— WHAT THE TASK ASKS —
Repeat exactly the lines running from the first line of the data to the line containing "from matplotlib.lines import Line2D", both ends included, and nothing else; drop the pictures.

(Items from a data source)
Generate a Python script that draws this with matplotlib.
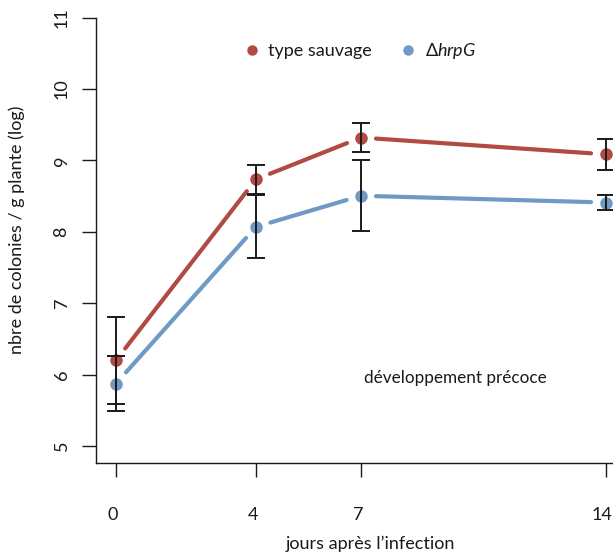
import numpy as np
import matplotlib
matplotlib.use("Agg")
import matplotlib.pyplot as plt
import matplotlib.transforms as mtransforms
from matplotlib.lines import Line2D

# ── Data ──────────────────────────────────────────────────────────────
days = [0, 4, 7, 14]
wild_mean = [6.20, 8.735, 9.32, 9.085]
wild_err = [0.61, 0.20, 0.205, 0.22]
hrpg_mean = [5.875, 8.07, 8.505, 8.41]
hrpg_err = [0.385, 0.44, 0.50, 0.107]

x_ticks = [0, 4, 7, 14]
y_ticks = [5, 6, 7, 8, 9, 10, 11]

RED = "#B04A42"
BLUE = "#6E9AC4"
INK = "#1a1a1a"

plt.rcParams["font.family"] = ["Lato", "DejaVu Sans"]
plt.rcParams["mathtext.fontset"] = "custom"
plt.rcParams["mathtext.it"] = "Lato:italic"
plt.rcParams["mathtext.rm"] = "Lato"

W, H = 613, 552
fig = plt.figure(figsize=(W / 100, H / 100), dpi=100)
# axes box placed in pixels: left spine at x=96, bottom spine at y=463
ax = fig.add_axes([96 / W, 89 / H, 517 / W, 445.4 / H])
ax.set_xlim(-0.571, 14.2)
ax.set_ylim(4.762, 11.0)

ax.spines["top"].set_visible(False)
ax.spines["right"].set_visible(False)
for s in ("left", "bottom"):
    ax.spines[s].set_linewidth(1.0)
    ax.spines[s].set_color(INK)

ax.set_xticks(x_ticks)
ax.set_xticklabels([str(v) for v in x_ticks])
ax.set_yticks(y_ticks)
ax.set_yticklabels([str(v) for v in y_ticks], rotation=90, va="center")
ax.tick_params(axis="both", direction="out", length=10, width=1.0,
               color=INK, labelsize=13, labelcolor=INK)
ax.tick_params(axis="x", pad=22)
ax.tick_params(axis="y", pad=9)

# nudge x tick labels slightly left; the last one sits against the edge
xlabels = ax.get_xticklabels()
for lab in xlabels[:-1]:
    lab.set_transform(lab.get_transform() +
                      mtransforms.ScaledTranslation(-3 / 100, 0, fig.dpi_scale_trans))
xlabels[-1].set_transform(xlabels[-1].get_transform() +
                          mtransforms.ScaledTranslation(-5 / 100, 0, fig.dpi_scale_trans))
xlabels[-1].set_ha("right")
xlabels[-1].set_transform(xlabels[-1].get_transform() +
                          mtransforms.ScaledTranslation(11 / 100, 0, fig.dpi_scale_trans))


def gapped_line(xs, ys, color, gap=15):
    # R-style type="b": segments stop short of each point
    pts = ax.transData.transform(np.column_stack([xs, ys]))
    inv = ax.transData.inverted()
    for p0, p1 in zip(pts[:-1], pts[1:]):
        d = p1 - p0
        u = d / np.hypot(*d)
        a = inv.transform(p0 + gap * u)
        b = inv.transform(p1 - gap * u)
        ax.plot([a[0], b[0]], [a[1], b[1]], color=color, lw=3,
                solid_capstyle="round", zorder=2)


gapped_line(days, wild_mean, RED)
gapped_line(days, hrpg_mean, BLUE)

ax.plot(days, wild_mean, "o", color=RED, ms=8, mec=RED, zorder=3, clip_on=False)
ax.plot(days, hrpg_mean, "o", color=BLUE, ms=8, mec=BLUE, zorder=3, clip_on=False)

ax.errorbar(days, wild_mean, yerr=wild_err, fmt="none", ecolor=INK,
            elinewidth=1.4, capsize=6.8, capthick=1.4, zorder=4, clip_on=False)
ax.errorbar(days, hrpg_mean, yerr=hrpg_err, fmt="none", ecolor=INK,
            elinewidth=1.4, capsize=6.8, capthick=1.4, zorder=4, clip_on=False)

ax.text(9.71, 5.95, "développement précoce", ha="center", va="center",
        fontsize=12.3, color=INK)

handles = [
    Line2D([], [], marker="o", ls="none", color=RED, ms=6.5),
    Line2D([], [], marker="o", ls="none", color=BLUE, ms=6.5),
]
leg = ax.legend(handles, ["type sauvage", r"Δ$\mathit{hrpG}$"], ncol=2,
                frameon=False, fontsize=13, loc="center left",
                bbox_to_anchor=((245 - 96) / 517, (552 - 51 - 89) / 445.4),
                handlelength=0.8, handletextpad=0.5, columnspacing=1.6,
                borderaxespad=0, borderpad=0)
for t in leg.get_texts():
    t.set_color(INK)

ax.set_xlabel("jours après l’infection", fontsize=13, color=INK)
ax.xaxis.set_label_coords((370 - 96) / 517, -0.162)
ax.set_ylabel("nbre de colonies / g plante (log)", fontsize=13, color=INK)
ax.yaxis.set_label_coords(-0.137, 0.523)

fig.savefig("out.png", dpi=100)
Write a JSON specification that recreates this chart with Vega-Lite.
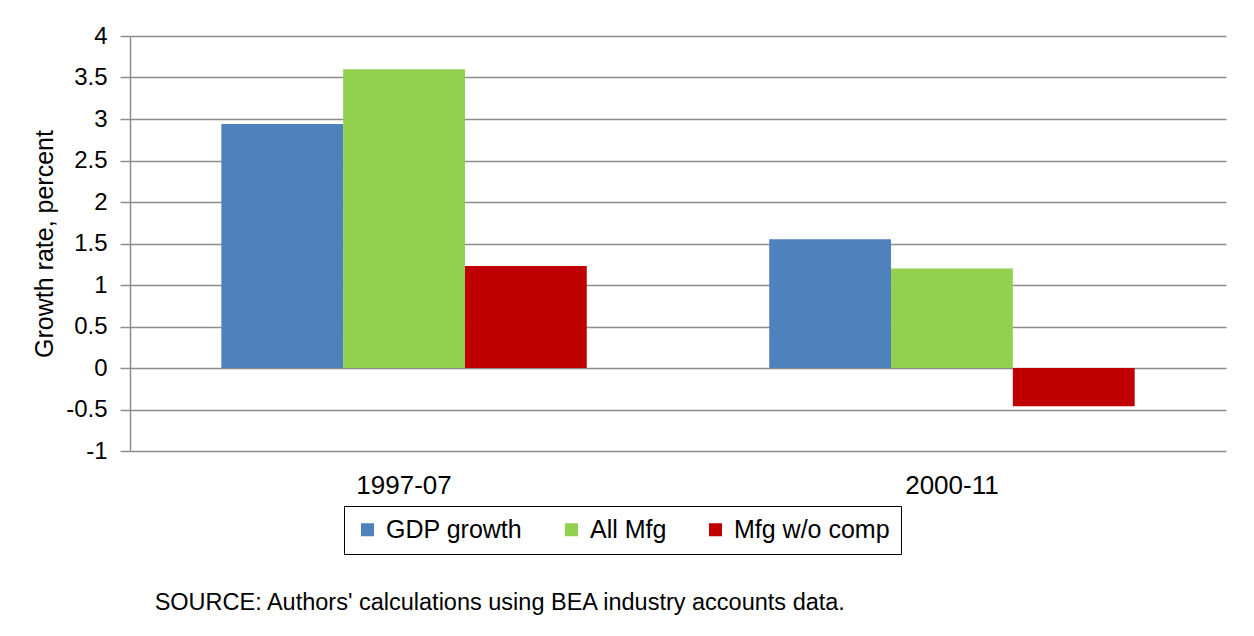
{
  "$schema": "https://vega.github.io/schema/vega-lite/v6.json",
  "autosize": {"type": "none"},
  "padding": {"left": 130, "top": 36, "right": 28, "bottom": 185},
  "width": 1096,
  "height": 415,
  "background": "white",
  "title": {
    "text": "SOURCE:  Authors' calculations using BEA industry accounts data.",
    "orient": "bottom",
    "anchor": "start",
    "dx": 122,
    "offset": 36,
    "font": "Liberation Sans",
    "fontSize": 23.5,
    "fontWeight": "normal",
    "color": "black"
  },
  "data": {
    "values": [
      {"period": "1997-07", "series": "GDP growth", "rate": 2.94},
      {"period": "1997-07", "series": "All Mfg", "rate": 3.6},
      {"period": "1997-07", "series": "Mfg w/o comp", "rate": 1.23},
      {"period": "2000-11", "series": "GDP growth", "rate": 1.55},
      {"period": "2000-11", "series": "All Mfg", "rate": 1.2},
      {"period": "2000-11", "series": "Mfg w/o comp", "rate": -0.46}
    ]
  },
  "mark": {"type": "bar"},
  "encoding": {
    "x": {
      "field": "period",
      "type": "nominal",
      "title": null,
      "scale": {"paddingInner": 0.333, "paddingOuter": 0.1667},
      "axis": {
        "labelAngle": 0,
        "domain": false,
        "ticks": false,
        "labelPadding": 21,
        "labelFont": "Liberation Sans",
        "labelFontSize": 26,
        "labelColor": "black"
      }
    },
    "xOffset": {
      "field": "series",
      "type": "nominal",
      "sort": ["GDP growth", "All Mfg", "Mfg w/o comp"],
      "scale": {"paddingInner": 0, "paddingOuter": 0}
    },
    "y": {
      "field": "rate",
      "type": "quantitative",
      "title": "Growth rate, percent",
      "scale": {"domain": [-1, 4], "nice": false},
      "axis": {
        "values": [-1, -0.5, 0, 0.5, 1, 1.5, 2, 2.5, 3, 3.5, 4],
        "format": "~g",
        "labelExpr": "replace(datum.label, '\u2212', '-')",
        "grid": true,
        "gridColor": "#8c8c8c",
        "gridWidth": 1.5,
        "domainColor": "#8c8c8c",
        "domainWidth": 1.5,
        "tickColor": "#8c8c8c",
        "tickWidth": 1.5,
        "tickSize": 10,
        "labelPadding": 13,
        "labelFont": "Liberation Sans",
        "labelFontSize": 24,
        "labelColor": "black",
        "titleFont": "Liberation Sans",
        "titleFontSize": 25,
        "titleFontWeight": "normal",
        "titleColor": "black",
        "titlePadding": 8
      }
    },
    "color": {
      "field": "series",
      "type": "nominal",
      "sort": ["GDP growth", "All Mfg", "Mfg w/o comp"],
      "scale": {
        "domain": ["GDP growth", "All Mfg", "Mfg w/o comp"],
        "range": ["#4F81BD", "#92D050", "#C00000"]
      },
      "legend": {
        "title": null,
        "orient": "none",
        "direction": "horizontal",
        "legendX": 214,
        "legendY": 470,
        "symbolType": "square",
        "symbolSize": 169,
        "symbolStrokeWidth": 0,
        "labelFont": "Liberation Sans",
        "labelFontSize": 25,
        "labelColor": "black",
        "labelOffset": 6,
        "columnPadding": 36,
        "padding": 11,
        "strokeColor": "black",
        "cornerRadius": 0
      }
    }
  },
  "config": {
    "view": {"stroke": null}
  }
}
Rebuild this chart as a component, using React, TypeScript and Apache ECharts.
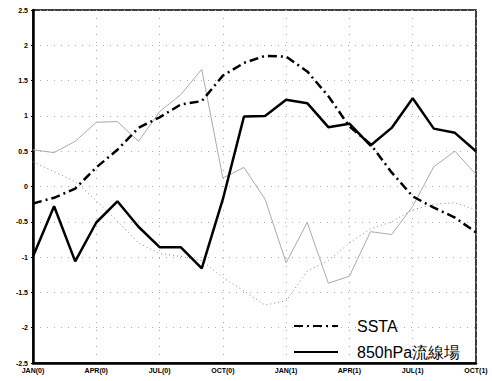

— EXPECTED OUTPUT —
Generate a Python script that draws this with matplotlib.
import numpy as np
import matplotlib
matplotlib.use("Agg")
import matplotlib.pyplot as plt
import matplotlib.transforms as mtransforms
from matplotlib.lines import Line2D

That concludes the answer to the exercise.